Разгром, учиненный ахейцами, был столь ужасен, что во главе очередного спартанского посольства в Рим стали Арей
Римляне требовали, чтобы ахейцы хоть отчасти загладили несправедливость по отношению к лакедемонянам. О том, чтобы спасти три тысячи человек, проданных в рабство, разумеется, не могло идти и речи. Однако можно было восстановить стены, вернуть законы Ликурга и разрешить воротиться изгнанникам. Но Филопемен и слышать об этом не хотел.
Больше всего ахейцев возмутила черная неблагодарность изгнанников. Как, они вернули этих людей на родину, а те напали на них перед лицом римлян, да еще с такой злобой! Филопемен был взбешен. Ярость свою он излил на Арея и Алкивиада. Уж кого-кого, а их ахейцы щадить не намеревались. Обоих приговорили к смерти за дерзкие речи. Демократия несколько своеобразно понимала свободу слова. Но Арей и Алкивиад не стали ждать исполнения приговора. Они пустились наутек и бежали до тех пор, пока не повстречали Аппия Клавдия. Он возвращался от царя Филиппа, с которым говорил об избиении жителей Маронеи. Спартанцы молили римлянина спасти их. Аппий пришел с ними в собрание ахейцев и спросил, за что должны умереть эти люди. В конце концов, казнь была отменена. Но возвращенные изгнанники изгнаны снова. Так что теперь были старые изгнанники и новые изгнанники (XXIII, 18, 2; 5, 18). И все запуталось окончательно.
И тут началось. Спартанцы удвоили свою настойчивость. Они ездили в Рим непрерывно. Ездили послы от всего города, ездили послы от каждой партии и надрывали римлянам сердце своими стонами и непрерывными жалобами. Ездили послы от старых изгнанников, ездили послы от новых изгнанников. Рим атаковали лаконские посольства. Даже выход к морю, как злобно говорили ахейцы, был им нужен единственно для того, чтобы ездить к римлянам. Словом, как горько констатировал верный ученик и лучший друг Филопемена, Ликорта, спартанцы, бывшие некогда грозой Пелопоннеса, стали теперь первыми ябедниками Пелопоннеса. И еще неизвестно, что хуже, прибавлял он (Liv. XXXIX, 35, 6).

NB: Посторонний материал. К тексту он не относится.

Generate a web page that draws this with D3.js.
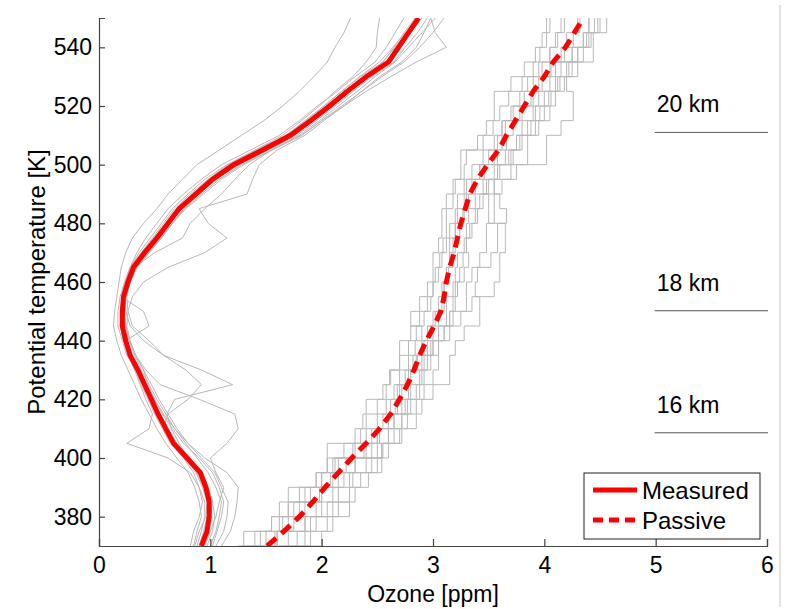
<!DOCTYPE html>
<html>
<head>
<meta charset="utf-8">
<script src="https://cdn.jsdelivr.net/npm/d3@7"></script>
<style>
  body { margin: 0; background: #fff; }
  text { font-family: "Liberation Sans", Arial, Helvetica, sans-serif; fill: #000; }
</style>
</head>
<body>
<div id="chart"></div>
<script>
// potential temperature levels [K] (every 5 K)
const theta = [370,375,380,385,390,395,400,405,410,415,420,425,430,435,440,445,450,455,460,
  465,470,475,480,485,490,495,500,505,510,515,520,525,530,535,540,545,550];

// mean measured ozone profile [ppm]
const measured = [0.92,0.97,0.99,0.99,0.96,0.91,0.79,0.67,0.60,0.53,0.47,0.41,0.35,0.28,0.24,0.21,0.21,0.22,0.26,
  0.31,0.41,0.52,0.62,0.72,0.87,1.02,1.21,1.47,1.72,1.90,2.07,2.23,2.40,2.60,2.69,2.78,2.87];

// mean passive ozone profile [ppm]
const passive = [1.51,1.66,1.80,1.92,2.03,2.15,2.27,2.40,2.52,2.62,2.70,2.77,2.83,2.88,2.94,3.01,3.07,3.10,3.12,
  3.15,3.19,3.22,3.25,3.29,3.33,3.40,3.49,3.59,3.66,3.74,3.82,3.90,4.00,4.08,4.19,4.27,4.35];

// individual measured profiles (grey)
const measuredRuns = [
  [0.85,0.88,0.92,0.90,0.86,0.80,0.70,0.60,0.52,0.45,0.38,0.32,0.26,0.20,0.16,0.13,0.14,0.16,0.18,0.20,0.24,0.30,0.40,0.52,0.62,0.75,0.88,1.08,1.28,1.48,1.65,1.80,1.93,2.05,2.12,2.20,2.26],
  [1.00,1.05,1.08,1.10,1.05,0.98,0.88,0.78,0.68,0.60,0.52,0.45,0.38,0.32,0.28,0.25,0.26,0.30,0.40,0.62,0.95,1.15,0.98,0.90,1.33,1.38,1.44,1.60,1.85,2.02,2.20,2.36,2.52,2.72,2.85,2.92,2.98],
  [1.10,1.18,1.22,1.24,1.25,1.15,0.95,0.80,0.68,0.58,0.50,0.44,0.40,0.33,0.27,0.22,0.20,0.21,0.25,0.30,0.40,0.50,0.60,0.70,0.85,1.00,1.18,1.45,1.70,1.88,2.05,2.20,2.38,2.58,2.68,2.76,2.85],
  [0.90,0.95,1.00,1.02,0.98,0.92,0.80,0.72,0.65,0.61,0.68,1.20,0.92,0.58,0.40,0.28,0.24,0.23,0.27,0.33,0.44,0.55,0.64,0.74,0.88,1.03,1.22,1.48,1.74,1.92,2.10,2.25,2.43,2.62,2.70,2.80,2.90],
  [0.95,1.00,1.05,1.08,1.12,1.05,1.00,1.15,1.25,1.22,0.90,0.55,0.42,0.33,0.28,0.24,0.22,0.24,0.28,0.34,0.45,0.56,0.66,0.76,0.90,1.05,1.26,1.52,1.78,1.95,2.12,2.28,2.45,2.65,2.75,2.86,2.95],
  [0.88,0.92,0.95,0.95,0.90,0.82,0.62,0.25,0.45,0.48,0.42,0.37,0.32,0.26,0.22,0.19,0.19,0.21,0.24,0.29,0.38,0.48,0.58,0.68,0.82,0.98,1.16,1.42,1.68,1.86,2.02,2.18,2.35,2.55,2.65,2.74,2.84],
  [0.93,0.98,1.00,1.00,0.97,0.92,0.82,0.70,0.62,0.55,0.49,0.43,0.36,0.30,0.25,0.22,0.22,0.24,0.28,0.34,0.45,0.56,0.66,0.77,0.92,1.08,1.28,1.55,1.82,2.00,2.20,2.40,2.62,2.85,3.12,3.02,2.98],
  [0.82,0.85,0.90,0.93,0.90,0.85,0.76,0.64,0.57,0.50,0.44,0.38,0.33,0.27,0.22,0.19,0.20,0.22,0.26,0.32,0.50,0.75,0.82,0.95,1.10,1.22,1.35,1.55,1.80,1.98,2.15,2.32,2.48,2.66,2.78,2.90,3.02],
  [0.97,1.02,1.04,1.02,0.98,0.93,0.80,0.68,0.60,0.53,0.46,0.40,0.34,0.27,0.23,0.20,0.20,0.21,0.24,0.28,0.36,0.46,0.56,0.66,0.80,0.95,1.15,1.40,1.65,1.82,1.98,2.12,2.28,2.40,2.49,2.50,2.52],
  [0.90,0.94,0.97,0.98,0.94,0.88,0.78,0.66,0.58,0.62,0.80,0.92,0.78,0.58,0.45,0.30,0.26,0.25,0.28,0.32,0.42,0.52,0.63,0.73,0.86,1.00,1.18,1.44,1.70,1.88,2.04,2.20,2.38,2.55,2.66,2.76,2.86],
  [1.02,1.06,1.10,1.12,1.08,1.02,0.90,0.76,0.66,0.57,0.50,0.42,0.36,0.29,0.24,0.45,0.40,0.20,0.23,0.28,0.38,0.49,0.60,0.70,0.84,0.99,1.17,1.42,1.68,1.85,2.02,2.18,2.34,2.52,2.64,2.75,2.88],
  [0.86,0.90,0.96,0.97,0.93,0.87,0.77,0.65,0.58,0.52,0.46,0.39,0.33,0.25,0.21,0.17,0.17,0.19,0.23,0.28,0.34,0.42,0.52,0.62,0.76,0.92,1.10,1.36,1.62,1.80,1.96,2.14,2.30,2.48,2.58,2.66,2.74],
  [1.05,1.12,1.15,1.16,1.10,1.04,0.92,0.80,0.70,0.62,0.54,0.47,0.40,0.33,0.27,0.24,0.23,0.24,0.27,0.32,0.42,0.54,0.66,0.78,0.94,1.10,1.30,1.56,1.82,2.00,2.18,2.36,2.54,2.74,2.88,3.00,3.10]
];

// individual passive profiles (grey, stepped)
const passiveRuns = [
  [1.30,1.30,1.55,1.70,1.70,1.95,2.05,2.05,2.30,2.40,2.40,2.55,2.62,2.70,2.70,2.80,2.88,2.88,2.95,3.00,3.00,3.05,3.08,3.08,3.12,3.18,3.25,3.25,3.40,3.48,3.55,3.55,3.70,3.82,3.92,3.98,4.02],
  [1.75,1.90,1.90,2.10,2.25,2.25,2.45,2.60,2.72,2.72,2.85,2.92,3.00,3.05,3.05,3.15,3.25,3.30,3.30,3.35,3.42,3.48,3.48,3.55,3.55,3.62,3.70,3.85,3.85,3.95,4.05,4.10,4.18,4.25,4.35,4.42,4.48],
  [1.40,1.60,1.75,1.75,2.00,2.10,2.10,2.40,2.50,2.60,2.68,2.68,2.80,2.85,2.95,2.95,3.02,3.10,3.10,3.12,3.15,3.15,3.20,3.28,3.30,3.30,3.42,3.55,3.62,3.62,3.78,3.88,3.95,4.05,4.15,4.20,4.30],
  [1.60,1.60,1.85,2.00,2.00,2.20,2.30,2.50,2.50,2.65,2.75,2.80,2.80,2.90,3.00,3.05,3.15,3.35,3.55,3.60,3.60,3.65,3.65,3.50,3.50,3.45,3.55,3.65,3.75,3.80,3.90,3.95,4.05,4.10,4.25,4.35,4.40],
  [1.55,1.70,1.85,1.95,2.10,2.15,2.30,2.45,2.60,2.65,2.72,2.78,2.88,2.92,2.98,3.05,3.12,3.12,3.18,3.20,3.22,3.28,3.30,3.32,3.38,3.55,3.75,4.02,4.02,4.15,4.26,4.26,4.20,4.30,4.44,4.44,4.56],
  [1.25,1.40,1.55,1.70,1.85,2.00,2.15,2.30,2.45,2.55,2.62,2.70,2.75,2.82,2.90,2.95,3.00,3.05,3.08,3.12,3.15,3.18,3.20,3.22,3.28,3.35,3.42,3.50,3.58,3.65,3.72,3.82,3.90,3.98,4.05,4.12,4.18],
  [1.85,2.00,2.10,2.25,2.25,2.35,2.50,2.54,2.60,2.77,2.77,2.85,2.90,2.95,3.00,3.10,3.18,3.20,3.22,3.28,3.32,3.30,3.35,3.40,3.45,3.50,3.58,3.68,3.75,3.85,3.92,4.00,4.10,4.15,4.25,4.35,4.40],
  [1.45,1.58,1.70,1.85,1.98,2.08,2.22,2.38,2.52,2.60,2.66,2.72,2.78,2.86,2.92,3.00,3.05,3.08,3.10,3.14,3.18,3.20,3.24,3.27,3.32,3.38,3.46,3.58,3.66,3.72,3.80,3.90,3.98,4.06,4.18,4.26,4.32],
  [1.65,1.78,1.95,2.05,2.15,2.28,2.40,2.55,2.65,2.72,2.80,2.88,2.92,2.98,3.05,3.10,3.15,3.18,3.20,3.24,3.27,3.30,3.33,3.38,3.42,3.48,3.58,3.70,3.78,3.88,3.96,4.04,4.14,4.20,4.30,4.38,4.45],
  [1.35,1.50,1.65,1.80,1.90,2.00,2.12,2.28,2.40,2.50,2.58,2.65,2.70,2.78,2.84,2.90,2.80,2.95,3.00,3.05,3.08,3.12,3.15,3.20,3.22,3.28,3.35,3.45,3.55,3.62,3.70,3.78,3.85,3.95,4.05,4.10,4.15],
  [1.70,1.85,2.05,2.15,2.30,2.42,2.54,2.54,2.70,2.85,2.90,3.00,3.15,3.15,3.20,3.28,3.42,3.42,3.38,3.40,3.52,3.58,3.58,3.66,3.60,3.55,3.60,3.72,3.80,3.92,4.00,4.06,4.12,4.22,4.30,4.40,4.50],
  [1.28,1.45,1.62,1.62,1.80,1.95,2.05,2.20,2.35,2.37,2.50,2.58,2.61,2.70,2.78,2.85,2.92,2.98,3.00,3.02,3.06,3.09,3.12,3.12,3.18,3.20,3.28,3.30,3.45,3.54,3.60,3.68,3.80,3.90,3.96,4.02,4.05]
];

// altitude markers
const kmLabels = ["20 km", "18 km", "16 km"];
const kmTheta = [511, 450.2, 408.6];

const xTicks = [0, 1, 2, 3, 4, 5, 6];
const yTicks = [380, 400, 420, 440, 460, 480, 500, 520, 540];

let width = 787,
    height = 609,
    margin = ({ top: 18, right: 20, bottom: 63, left: 99 });

const svg = d3.select("#chart")
  .append("svg")
  .attr("width", width)
  .attr("height", height);

let x = d3.scaleLinear()
  .domain([0, 6])
  .range([margin.left, width - margin.right]);

let y = d3.scaleLinear()
  .domain([370, 550])
  .range([height - margin.bottom, margin.top]);

svg.append("clipPath")
  .attr("id", "plot")
  .append("rect")
  .attr("x", x(0))
  .attr("y", y(550))
  .attr("width", x(6) - x(0))
  .attr("height", y(370) - y(550));

// faint frame line at the right edge of the figure
svg.append("line")
  .attr("x1", 780).attr("x2", 780)
  .attr("y1", 5).attr("y2", 607)
  .attr("stroke", "#d8d8d8")
  .attr("stroke-width", 1.5);

let plot = svg.append("g").attr("clip-path", "url(#plot)");

let line = d3.line()
  .x(d => x(d[0]))
  .y(d => y(d[1]));

let stepLine = d3.line()
  .x(d => x(d[0]))
  .y(d => y(d[1]))
  .curve(d3.curveStepAfter);

const pairs = vals => vals.map((v, i) => [v, theta[i]]);

for (let run of measuredRuns) {
  plot.append("path")
    .datum(pairs(run))
    .attr("fill", "none")
    .attr("stroke", "#b8b8b8")
    .attr("stroke-width", 1)
    .attr("d", line);
}

for (let run of passiveRuns) {
  plot.append("path")
    .datum(pairs(run))
    .attr("fill", "none")
    .attr("stroke", "#b8b8b8")
    .attr("stroke-width", 1)
    .attr("d", stepLine);
}

plot.append("path")
  .datum(pairs(measured))
  .attr("fill", "none")
  .attr("stroke", "#ff0000")
  .attr("stroke-width", 5)
  .attr("d", line);

plot.append("path")
  .datum(pairs(passive))
  .attr("fill", "none")
  .attr("stroke", "#ff0000")
  .attr("stroke-width", 5)
  .attr("stroke-dasharray", "12,7")
  .attr("d", line);

// axes
let xAxis = svg.append("g")
  .attr("transform", `translate(0,${y(370)})`)
  .call(d3.axisBottom(x).tickValues(xTicks).tickFormat(d3.format("d")).tickSize(-7).tickPadding(11));

let yAxis = svg.append("g")
  .attr("transform", `translate(${x(0)},0)`)
  .call(d3.axisLeft(y).tickValues(yTicks).tickSize(-6).tickPadding(7));

for (let ax of [xAxis, yAxis]) {
  ax.select(".domain").attr("stroke", "#444").attr("stroke-width", 1.2);
  ax.selectAll(".tick line").attr("stroke", "#444").attr("stroke-width", 1.2);
  ax.selectAll(".tick text")
    .attr("font-size", 23)
    .attr("font-family", "'Liberation Sans', Arial, sans-serif")
    .attr("fill", "#000");
}
xAxis.selectAll(".tick text").attr("dy", "0.71em");

svg.append("text")
  .attr("x", (x(0) + x(6)) / 2)
  .attr("y", 602)
  .attr("text-anchor", "middle")
  .attr("font-size", 23)
  .text("Ozone [ppm]");

svg.append("text")
  .attr("transform", `translate(45,${(y(370) + y(550)) / 2}) rotate(-90)`)
  .attr("text-anchor", "middle")
  .attr("font-size", 24)
  .text("Potential temperature [K]");

// altitude reference lines
kmLabels.forEach((label, i) => {
  svg.append("line")
    .attr("x1", x(5) - 1).attr("x2", x(6) + 1)
    .attr("y1", y(kmTheta[i])).attr("y2", y(kmTheta[i]))
    .attr("stroke", "#555")
    .attr("stroke-width", 1);
  svg.append("text")
    .attr("x", x(5) + 1)
    .attr("y", y(kmTheta[i]) - 20)
    .attr("font-size", 23)
    .text(label);
});

// legend
let legend = svg.append("g").attr("transform", "translate(584,473)");
legend.append("rect")
  .attr("width", 176).attr("height", 66)
  .attr("fill", "#fff")
  .attr("stroke", "#222")
  .attr("stroke-width", 1);

const legendItems = [
  { label: "Measured", dash: null },
  { label: "Passive", dash: "10,6" }
];
legendItems.forEach((d, i) => {
  let yy = 17 + i * 30;
  legend.append("line")
    .attr("x1", 9).attr("x2", 53)
    .attr("y1", yy).attr("y2", yy)
    .attr("stroke", "#ff0000")
    .attr("stroke-width", 5)
    .attr("stroke-dasharray", d.dash);
  legend.append("text")
    .attr("x", 58)
    .attr("y", yy + 9)
    .attr("font-size", 24)
    .text(d.label);
});
</script>
</body>
</html>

Ахейцы тоже слали послов в Рим, чтобы опровергнуть спартанцев в сенате. Лакедемоняне плакали, ахейцы со всей убедительностью доказывали, что, во-первых, невозможно устроить дела в Спарте прекраснее, чем устроили они; во-вторых, так лучше будет для самих спартанцев. Спартанцы в ответ простирали руки к римлянам и умоляли убрать от них непрошенных благодетелей. Однажды спартанцы прислали послов от четырех партий. Одни требовали, чтобы старым изгнанникам возвратили все имущество; другие — только один талант из этого имущества; третьи требовали восстановить то государственное устройство, которое было у них с 192 по 188 г.; четвертые требовали вернуть новых изгнанников и восстановить конституцию, которая была до 192 г. (Polyb. XXIII, 4). У отцов голова пошла кругом. Их смятением воспользовался Тит, который давно рвался вмешаться в спартанские дела. Он предложил свои услуги. Сенаторы ухватились за это предложение и поручили Титу и двум другим экспертам по греческим делам во всем разобраться.
Тит ликовал. Он тут же нашел блестящий выход. Он составил бумагу, согласно которой, во-первых, Спарта входит в Ахейский союз; во-вторых, ахейцы возвращают всех изгнанников и прощают приговоренных к смерти. Ахейский союз остается высшим судом для Спарты, но он не может приговаривать спартанца к смерти. Затем он совершенно неожиданно вручил бумагу ахейскому послу. Посол страшно смутился. Первая часть ему очень нравилась. Вторая не нравилась вовсе. Он колебался, но тут Тит стал его торопить, говорил, что подписать надо срочно, что это единственная возможность вернуть Лакедемон в союз. Словом, посол совсем растерялся и подписал бумагу. Тит был доволен. Он воображал, что наконец-то обыграл ахейцев. Жестокое заблуждение! Ахейцы преспокойно выполнили первую часть договора, а вторую оставили без внимания.